The Outdoor Education Advisers’ Panel has issued updated advice for teachers about planning and managing learning outside the classroom. 

Children and nature

Martin Smith, chair of the panel, explains some of the guidance and his hopes for a new normal of increased access to learning opportunities beyond the classroom: 

The gradual return to schooling will be challenging for many in terms of ensuring the safety and wellbeing of staff, pupils and their families. Returning to the business of education will be gradual and involve careful planning and the introduction of very different routines and day-to-day management of the school community.

In planning the return to schools, the Department for Education has highlighted that there are a number of advantages to using the school grounds to help maintain social distancing, support infection control and improve physical activity levels.

“In addition, I know that many of us would also see the value of being outdoors in terms of having a positive impact on health and wellbeing.”

However, we are still very much at the ‘first steps’ phase. So, how can we not only use the outdoor areas around the school within the current restrictions but do this to deliver effective learning and support for young people?

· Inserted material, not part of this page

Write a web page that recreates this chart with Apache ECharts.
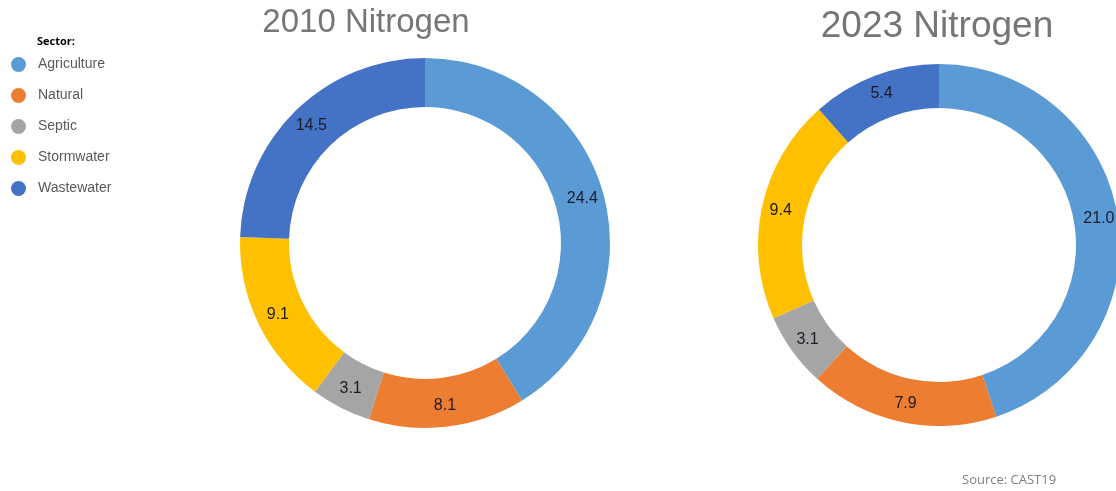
<!DOCTYPE html>
<html>
<head>
<meta charset="utf-8">
<script src="https://cdn.jsdelivr.net/npm/echarts@6/dist/echarts.min.js"></script>
<style>html,body{margin:0;padding:0;background:#fff}#c{width:1116px;height:491px}</style>
</head>
<body>
<div id="c"></div>
<script>
const sectors = ['Agriculture', 'Natural', 'Septic', 'Stormwater', 'Wastewater'];
const values2010 = [24.4, 8.1, 3.1, 9.1, 14.5];
const values2023 = [21.0, 7.9, 3.1, 9.4, 5.4];
const colors = ['#5B9BD5', '#ED7D31', '#A5A5A5', '#FFC000', '#4472C4'];

const chart = echarts.init(document.getElementById('c'), null, {renderer: 'canvas'});
const font = '"Liberation Sans", Arial, sans-serif';
function pieSeries(name, vals, cx, cy, rIn, rOut) {
  return {
    type: 'pie', name: name,
    center: [cx, cy], radius: [rIn, rOut],
    startAngle: 90, clockwise: true,
    avoidLabelOverlap: false,
    silent: true,
    itemStyle: {borderWidth: 0},
    label: {show: true, position: 'inside', color: '#1c1c28', fontSize: 16, fontFamily: font,
      formatter: p => p.value.toFixed(1)},
    labelLine: {show: false},
    emphasis: {disabled: true},
    data: sectors.map((s, i) => ({name: s, value: vals[i]}))
  };
}
chart.setOption({
  animation: false,
  color: colors,
  title: [
    {text: '2010 Nitrogen', left: 361, top: 1, textAlign: 'center',
      textStyle: {fontSize: 33, fontWeight: 'normal', color: '#767676', fontFamily: font}},
    {text: '2023 Nitrogen', left: 932, top: 3, textAlign: 'center',
      textStyle: {fontSize: 37, fontWeight: 'normal', color: '#767676', fontFamily: font}},
    {text: 'Sector:', left: 32, top: 31,
      textStyle: {fontSize: 11, fontWeight: 'bold', color: '#000', fontFamily: '"Open Sans", sans-serif'}},
    {text: 'Source: CAST19', left: 957, top: 469,
      textStyle: {fontSize: 13, fontWeight: 'normal', color: '#7f7f7f', fontFamily: '"Open Sans", sans-serif'}}
  ],
  legend: {
    orient: 'vertical', left: 6, top: 52,
    icon: 'circle', itemWidth: 15, itemHeight: 15, itemGap: 16,
    data: sectors,
    textStyle: {fontSize: 14, color: '#595959', fontFamily: font, padding: [0, 0, 0, 7]},
    selectedMode: false
  },
  series: [
    pieSeries('2010', values2010, 425, 243, 136, 185),
    pieSeries('2023', values2023, 939, 245, 137, 181)
  ]
});
</script>
</body>
</html>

The challenge of maintaining a two-metre distance and ensuring appropriate hygiene and infection control is in place will tax many returning to school. However, for those who have been looking after the children of ‘key workers’ this been the new ‘norm’ for a while.

Students playing a game

Martin says activities that focus on ‘estimating and maintaining distance’ can be used for Maths learning. 

Routines of regular had washing before, possibly during and after being outdoors will soon become a habit, as will cleaning and disinfecting equipment after or even during use.

Managing social distancing will be difficult especially as we bring groups of young people together again for the first time in many weeks. It is here that group management and organisation will be key.

Getting creative - Martin’s other tips for schools: 

  • In both moving outside and while outside – consider collection and waiting areas.
  • Try and focus on lower risk games and activities to reduce the chance of accidents. Games/activities that focus on ‘estimating’ distance and maintaining it become a mathematical skill.
  • Building on that, incorporate activities such as ‘matching pairs’ relay races that can be used to support learning from within the classroom. All that is needed are safe waiting areas and ‘exchange’ areas, identified by tape, chalk, hula hoops, as the next runner takes over.
  • Imaginative use of how groups can be managed will open up a wide range of activities. There are also lots of environmental and discovery activities/scavenger hunts that can be carried out on an individual basis.
  • Protection from the elements is a key consideration. Suitable clothing and/or a change of clothing will be key requirements, areas to change in may also have to be identified. Making use of existing outdoor shelters or trying to obtain mess tents/gazebos, or similar from uniformed organisations or the Services may be an option.

Some excellent guidance for the use of school grounds has been produced by Learning through Landscapes and Atkins with further guidance available from the Outdoor Education Advisers’ Panel.

Making the most of the outdoors will also begin to lay the foundations for forays beyond the school grounds and possibly even a ‘new normal’ of increased access to learning opportunities beyond the classroom. Let’s hope so.

The Outdoor Education Advisers’ Panel supports local authorities, schools and academy groups in England, Wales and Northern Ireland. It provides a forum for sharing and developing good practice in off-site visits, outdoor learning and learning outside the classroom.